# EXERCISE INPUTS
+ + +

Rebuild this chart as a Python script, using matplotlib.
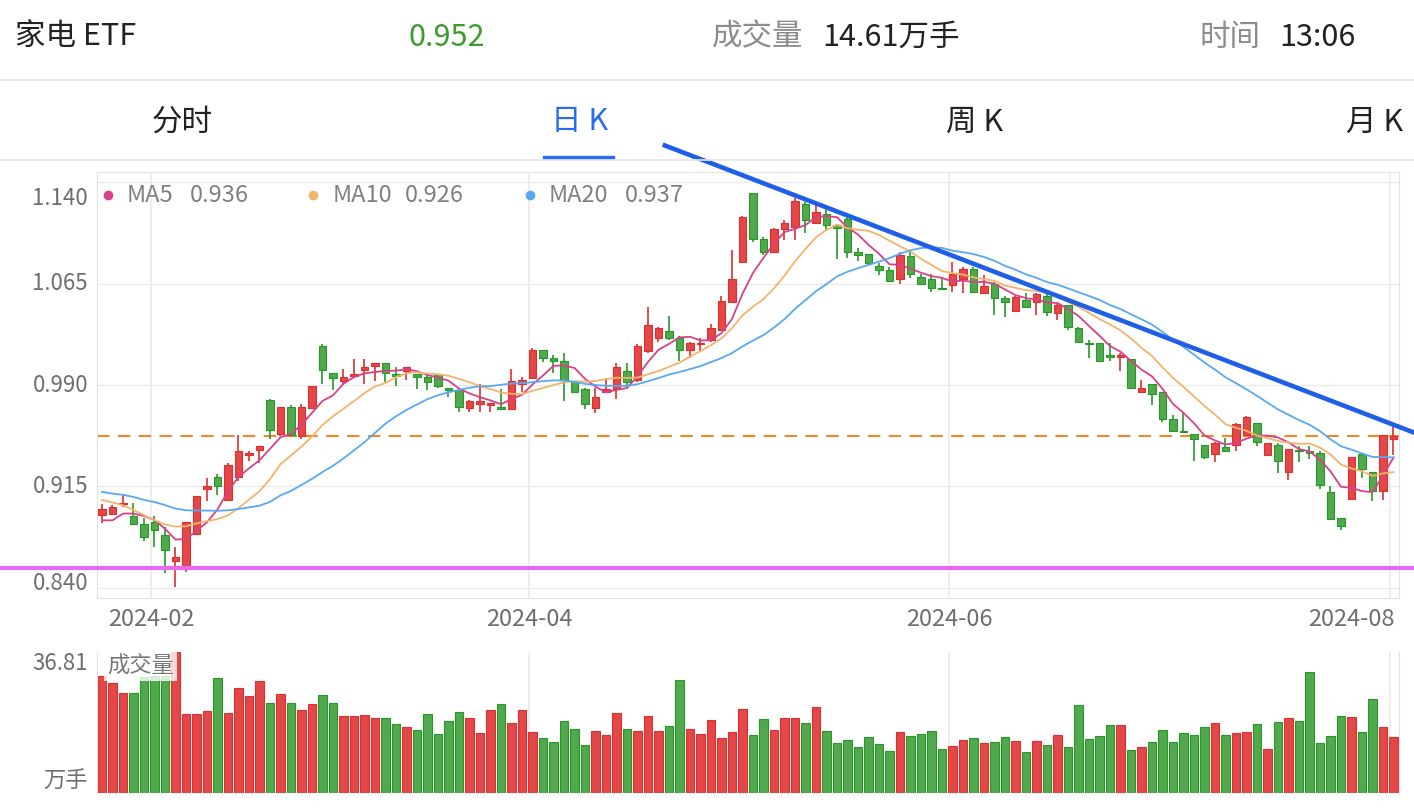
import numpy as np
import pandas as pd
import matplotlib
matplotlib.use('Agg')
import matplotlib.pyplot as plt
from matplotlib.lines import Line2D
from matplotlib.transforms import blended_transform_factory

plt.rcParams['font.family'] = ['Noto Sans CJK SC', 'DejaVu Sans']

# 家电ETF daily K, trading days 2024-01-25 .. 2024-08-01
open_ = [0.894, 0.895, 0.902, 0.893, 0.887, 0.889, 0.879, 0.860, 0.854, 0.880,
         0.913, 0.922, 0.905, 0.922, 0.938, 0.942, 0.979, 0.954, 0.974, 0.952,
         0.973, 1.019, 0.999, 0.993, 0.997, 1.001, 1.004, 1.006, 0.998, 1.000,
         0.998, 0.996, 0.998, 0.988, 0.986, 0.973, 0.976, 0.975, 0.974, 0.972,
         0.991, 0.995, 1.016, 1.010, 1.008, 0.992, 0.987, 0.973, 0.985, 0.987,
         1.000, 0.994, 1.015, 1.025, 1.030, 1.025, 1.016, 1.020, 1.023, 1.031,
         1.051, 1.081, 1.132, 1.098, 1.088, 1.105, 1.107, 1.124, 1.110, 1.116,
         1.108, 1.113, 1.088, 1.087, 1.078, 1.075, 1.068, 1.085, 1.070, 1.068,
         1.062, 1.064, 1.068, 1.076, 1.058, 1.065, 1.054, 1.045, 1.053, 1.051,
         1.056, 1.043, 1.049, 1.032, 1.021, 1.021, 1.012, 1.011, 1.009, 0.985,
         0.991, 0.985, 0.965, 0.956, 0.954, 0.946, 0.939, 0.944, 0.946, 0.953,
         0.962, 0.938, 0.946, 0.926, 0.942, 0.941, 0.940, 0.911, 0.892, 0.906,
         0.939, 0.926, 0.912, 0.950]
high = [0.902, 0.901, 0.909, 0.903, 0.892, 0.893, 0.885, 0.870, 0.889, 0.908,
        0.921, 0.924, 0.932, 0.953, 0.941, 0.945, 0.980, 0.974, 0.975, 0.976,
        0.989, 1.020, 0.999, 1.002, 1.009, 1.009, 1.006, 1.006, 1.003, 1.003,
        0.998, 0.998, 0.998, 0.988, 0.987, 0.979, 0.991, 0.977, 0.987, 1.002,
        0.996, 1.017, 1.016, 1.012, 1.014, 0.992, 0.988, 0.988, 0.995, 1.006,
        1.006, 1.020, 1.048, 1.033, 1.041, 1.026, 1.022, 1.025, 1.035, 1.056,
        1.090, 1.115, 1.132, 1.099, 1.106, 1.112, 1.128, 1.125, 1.123, 1.120,
        1.108, 1.115, 1.091, 1.087, 1.080, 1.077, 1.088, 1.088, 1.072, 1.072,
        1.069, 1.081, 1.077, 1.077, 1.071, 1.066, 1.056, 1.056, 1.058, 1.058,
        1.057, 1.050, 1.049, 1.033, 1.023, 1.021, 1.021, 1.014, 1.009, 0.994,
        0.991, 0.985, 0.968, 0.969, 0.954, 0.946, 0.948, 0.951, 0.962, 0.967,
        0.962, 0.947, 0.947, 0.943, 0.945, 0.945, 0.941, 0.915, 0.892, 0.937,
        0.939, 0.926, 0.953, 0.961]
low = [0.888, 0.894, 0.900, 0.887, 0.875, 0.870, 0.851, 0.841, 0.852, 0.879,
       0.904, 0.909, 0.905, 0.919, 0.934, 0.932, 0.950, 0.952, 0.952, 0.950,
       0.972, 0.991, 0.986, 0.991, 0.996, 0.991, 0.993, 0.992, 0.989, 0.994,
       0.987, 0.986, 0.988, 0.981, 0.970, 0.970, 0.970, 0.970, 0.972, 0.972,
       0.985, 0.995, 1.007, 0.999, 0.978, 0.984, 0.972, 0.969, 0.985, 0.980,
       0.989, 0.992, 1.014, 1.022, 1.023, 1.008, 1.010, 1.015, 1.022, 1.030,
       1.051, 1.080, 1.096, 1.086, 1.088, 1.097, 1.097, 1.102, 1.109, 1.104,
       1.083, 1.084, 1.082, 1.079, 1.071, 1.067, 1.065, 1.069, 1.065, 1.059,
       1.061, 1.059, 1.058, 1.059, 1.058, 1.042, 1.040, 1.045, 1.047, 1.042,
       1.041, 1.038, 1.031, 1.021, 1.010, 1.008, 1.008, 1.000, 0.987, 0.985,
       0.975, 0.963, 0.955, 0.955, 0.934, 0.935, 0.933, 0.941, 0.941, 0.952,
       0.945, 0.938, 0.925, 0.920, 0.933, 0.935, 0.913, 0.890, 0.883, 0.906,
       0.921, 0.904, 0.905, 0.938]
close = [0.898, 0.900, 0.903, 0.887, 0.878, 0.883, 0.868, 0.863, 0.889, 0.908,
         0.915, 0.915, 0.931, 0.941, 0.940, 0.945, 0.957, 0.974, 0.953, 0.974,
         0.989, 1.001, 0.995, 0.996, 0.998, 1.003, 1.006, 0.999, 0.997, 1.003,
         0.996, 0.992, 0.989, 0.986, 0.974, 0.978, 0.978, 0.977, 0.972, 0.993,
         0.994, 1.016, 1.010, 1.008, 0.994, 0.985, 0.976, 0.981, 0.987, 1.003,
         0.992, 1.019, 1.034, 1.032, 1.025, 1.016, 1.021, 1.021, 1.032, 1.052,
         1.068, 1.114, 1.098, 1.088, 1.105, 1.110, 1.126, 1.112, 1.118, 1.108,
         1.106, 1.088, 1.086, 1.080, 1.075, 1.067, 1.086, 1.072, 1.065, 1.062,
         1.061, 1.072, 1.076, 1.059, 1.063, 1.054, 1.051, 1.055, 1.048, 1.057,
         1.044, 1.049, 1.033, 1.022, 1.020, 1.008, 1.011, 1.012, 0.988, 0.988,
         0.983, 0.965, 0.956, 0.955, 0.950, 0.937, 0.947, 0.941, 0.961, 0.966,
         0.948, 0.947, 0.934, 0.943, 0.941, 0.940, 0.916, 0.891, 0.886, 0.937,
         0.928, 0.912, 0.953, 0.952]
# 成交量, 万手
volume = [30.5, 28.6, 26.0, 26.2, 30.3, 30.5, 30.5, 36.81, 20.6, 20.6,
          21.4, 30.1, 21.0, 27.3, 25.3, 29.3, 23.6, 25.8, 23.4, 21.7,
          23.2, 25.7, 23.4, 20.2, 20.0, 20.3, 19.5, 19.5, 18.0, 17.3,
          16.5, 20.6, 15.4, 18.8, 21.2, 19.5, 15.6, 21.7, 23.2, 18.4,
          21.6, 15.8, 14.3, 13.4, 18.9, 16.8, 12.6, 16.2, 15.1, 20.8,
          16.7, 16.2, 20.0, 16.1, 17.4, 29.5, 16.6, 15.3, 19.0, 14.3,
          15.8, 21.8, 15.1, 19.2, 16.5, 19.6, 19.5, 18.2, 22.4, 16.1,
          13.0, 13.8, 12.1, 14.6, 12.9, 11.0, 15.8, 14.8, 15.3, 16.1,
          11.4, 12.4, 13.9, 14.3, 13.0, 13.3, 14.6, 13.7, 10.8, 13.7,
          12.5, 15.2, 12.0, 23.0, 14.0, 14.8, 17.7, 17.7, 11.2, 12.1,
          13.2, 16.4, 13.4, 15.6, 15.2, 17.1, 18.3, 15.2, 15.6, 15.8,
          17.9, 11.5, 18.6, 19.5, 18.7, 31.6, 13.1, 14.9, 20.1, 19.9,
          16.0, 24.6, 17.3, 14.6]
# closes before the first visible day (only feed the moving averages)
prior_close = [0.925, 0.921, 0.918, 0.922, 0.915, 0.912, 0.916, 0.914, 0.910, 0.917,
               0.918, 0.924, 0.921, 0.917, 0.920, 0.900, 0.878, 0.887, 0.887]

month_idx = [5, 41, 81, 123]
month_lab = ['2024-02', '2024-04', '2024-06', '2024-08']
price_ticks = [1.140, 1.065, 0.990, 0.915, 0.840]

ma_names = ['MA5', 'MA10', 'MA20']
ma_periods = [5, 10, 20]
ma_last = ['0.936', '0.926', '0.937']
ma_colors = ['#d9408a', '#f2b46c', '#58a8f4']

last_price = 0.952
support = 0.855
trend_idx = [53.4, 125.0]
trend_price = [1.1676, 0.9547]

RED, RED_F = '#e02e2e', '#e24848'
GREEN, GREEN_F = '#24992a', '#52a84c'
GRID = '#ebebeb'
GRAY = '#808080'

W, H = 1414, 808
fig = plt.figure(figsize=(W / 100, H / 100), dpi=100)
fig.patch.set_facecolor('white')


def fx(x):
    return x / W


def fy(y):
    return 1 - y / H


# ---- header ----
fig.text(fx(15), fy(37), '家电 ETF', fontsize=22, color='#222222', va='center')
fig.text(fx(408), fy(37), '0.952', fontsize=22, color='#3f9a2d', va='center')
fig.text(fx(712), fy(37), '成交量', fontsize=22, color='#8c8c8c', va='center')
fig.text(fx(822), fy(37), '14.61万手', fontsize=22, color='#222222', va='center')
fig.text(fx(1199), fy(37), '时间', fontsize=22, color='#8c8c8c', va='center')
fig.text(fx(1279), fy(37), '13:06', fontsize=22, color='#222222', va='center')
for yy in (80, 160):
    fig.add_artist(Line2D([0, 1], [fy(yy), fy(yy)], color='#e6e6e6', lw=1.2))

tabs = ['分时', '日 K', '周 K', '月 K']
tab_x = [182, 580, 975, 1375]
for t, xx in zip(tabs, tab_x):
    c = '#2a6cf0' if t == '日 K' else '#222222'
    fig.text(fx(xx), fy(122), t, fontsize=22, color=c, ha='center', va='center')
fig.add_artist(Line2D([fx(544), fx(613)], [fy(157), fy(157)], color='#2a6cf0', lw=2.4))

# ---- price panel ----
n = len(close)
x = np.arange(n)
o = np.array(open_)
c = np.array(close)
up = c >= o
edge = np.where(up, RED, GREEN)
fill = np.where(up, RED_F, GREEN_F)

ax = fig.add_axes([fx(97), fy(598), (1399 - 97) / W, (598 - 172) / H])
xlim = (-0.476, 123.524)
ax.set_xlim(*xlim)
ax.set_ylim(0.8326, 1.1474)
ax.set_xticks([])
ax.set_yticks([])
for s in ax.spines.values():
    s.set_color('#e3e3e3')
for p in price_ticks:
    ax.axhline(p, color=GRID, lw=1, zorder=0)
for m in month_idx:
    ax.axvline(m - 0.33, color=GRID, lw=1.2, zorder=0)

ax.axhline(last_price, color='#f08a28', lw=1.5, dashes=(6, 4), zorder=1)

ax.vlines(x, low, high, colors=edge, lw=1.2, zorder=2)
ax.bar(x, np.maximum(np.abs(c - o), 0.0008), bottom=np.minimum(o, c), width=0.7,
       color=fill, edgecolor=edge, lw=0.8, zorder=3)

allc = pd.Series(prior_close + close)
for name, per, col in zip(ma_names, ma_periods, ma_colors):
    ma = allc.rolling(per).mean().values[len(prior_close):]
    ax.plot(x, ma, color=col, lw=1.3, zorder=4)

ax.axhline(support, xmin=-0.08, xmax=1.02, color='#e86af0', lw=3, clip_on=False, zorder=5)
ax.plot(trend_idx, trend_price, color='#1f5fe8', lw=3.3, solid_capstyle='butt',
        clip_on=False, zorder=6)

# price labels
tr_y = blended_transform_factory(fig.transFigure, ax.transData)
for k, p in enumerate(price_ticks):
    if k == 0:
        va, yv = 'top', p - 0.004
    elif k == len(price_ticks) - 1:
        va, yv = 'baseline', p - 0.0015
    else:
        va, yv = 'center', p
    ax.text(fx(88), yv, '%.3f' % p, transform=tr_y, ha='right', va=va,
            fontsize=16, color='#6e6e6e')

# date labels
tr_x = blended_transform_factory(ax.transData, fig.transFigure)
for k, (m, lab) in enumerate(zip(month_idx, month_lab)):
    if k == len(month_idx) - 1:
        ax.text(xlim[1] - 0.4, fy(620), lab, transform=tr_x, ha='right', va='center',
                fontsize=17, color='#6e6e6e')
    else:
        ax.text(m - 0.33, fy(620), lab, transform=tr_x, ha='center', va='center',
                fontsize=17, color='#6e6e6e')

# MA legend
leg_dot = [108, 313, 530]
leg_name = [127, 333, 549]
leg_val = [190, 405, 625]
for k in range(3):
    fig.add_artist(Line2D([fx(leg_dot[k])], [fy(195)], marker='o', ms=7, ls='',
                          color=ma_colors[k], markeredgewidth=0))
    fig.text(fx(leg_name[k]), fy(195), ma_names[k], fontsize=17, color=GRAY, va='center')
    fig.text(fx(leg_val[k]), fy(195), ma_last[k], fontsize=17, color=GRAY, va='center')

# ---- volume panel ----
axv = fig.add_axes([fx(97), fy(793), (1399 - 97) / W, (793 - 652) / H])
axv.set_xlim(*xlim)
axv.set_ylim(0, max(volume))
axv.set_xticks([])
axv.set_yticks([])
for side in ('top', 'bottom'):
    axv.spines[side].set_visible(False)
for side in ('left', 'right'):
    axv.spines[side].set_color('#e3e3e3')
for m in month_idx:
    axv.axvline(m - 0.33, color=GRID, lw=1.2, zorder=0)
axv.bar(x, volume, width=0.78, color=fill, edgecolor=edge, lw=0.8, zorder=2)
axv.text(0.008, 0.90, '成交量', transform=axv.transAxes, fontsize=16, color='#777777',
         va='center', ha='left', zorder=5,
         bbox=dict(boxstyle='square,pad=0.15', fc='white', ec='none', alpha=0.8))
fig.text(fx(88), fy(663), '%.2f' % max(volume), fontsize=16, color='#6e6e6e',
         ha='right', va='center')
fig.text(fx(88), fy(780), '万手', fontsize=16, color='#6e6e6e', ha='right', va='center')

fig.savefig('out.png', dpi=100, facecolor='white')
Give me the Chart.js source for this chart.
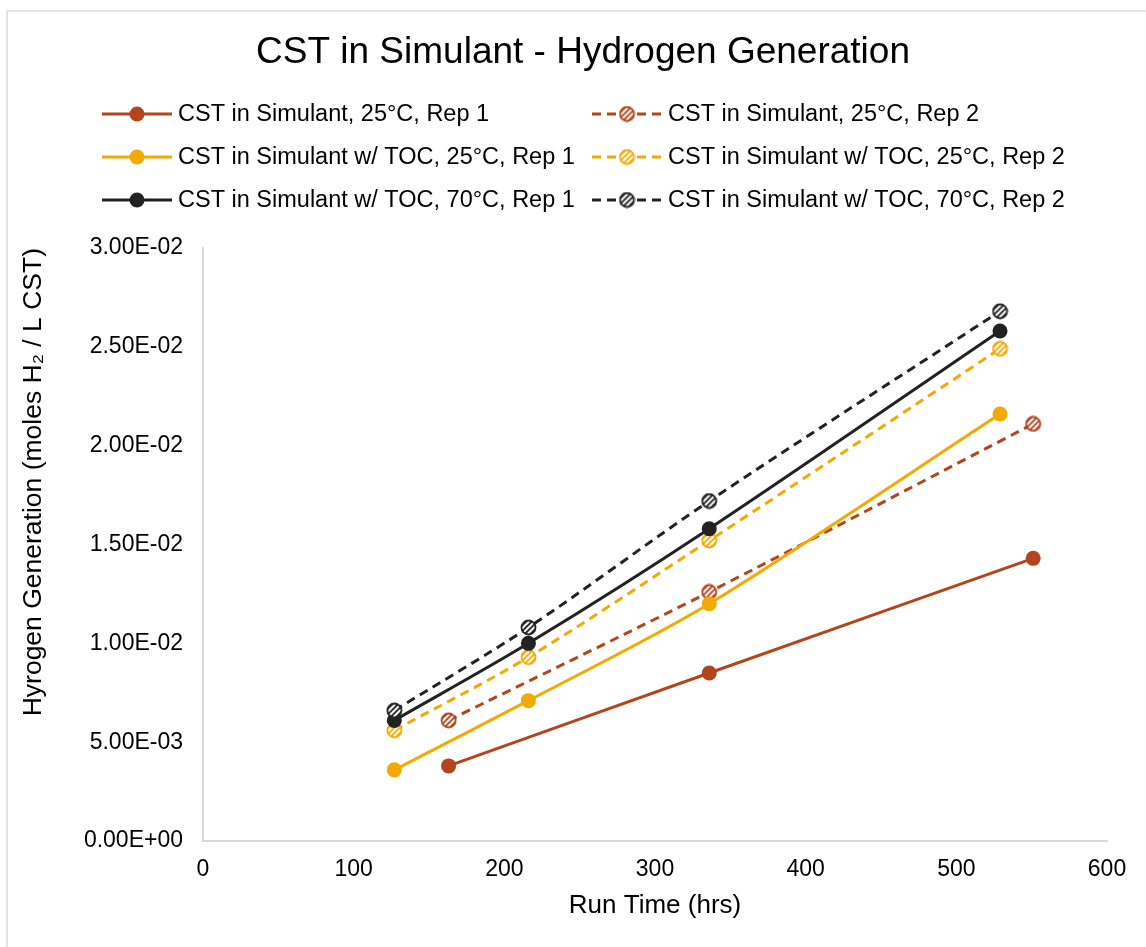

+ + +

# SET TASK
Please quote the lines of the material, beginning with the first and ending with the one that contains "plt.rcParams['font.family'] = ['Noto", exactly as written and without any pictures.

# TASK ANSWER
Rebuild this chart as a Python script, using matplotlib.
import numpy as np
import pandas as pd
import matplotlib
matplotlib.use('Agg')
import matplotlib.pyplot as plt
from matplotlib.lines import Line2D
from matplotlib.transforms import blended_transform_factory

plt.rcParams['font.family'] = ['Noto Sans CJK SC', 'DejaVu Sans']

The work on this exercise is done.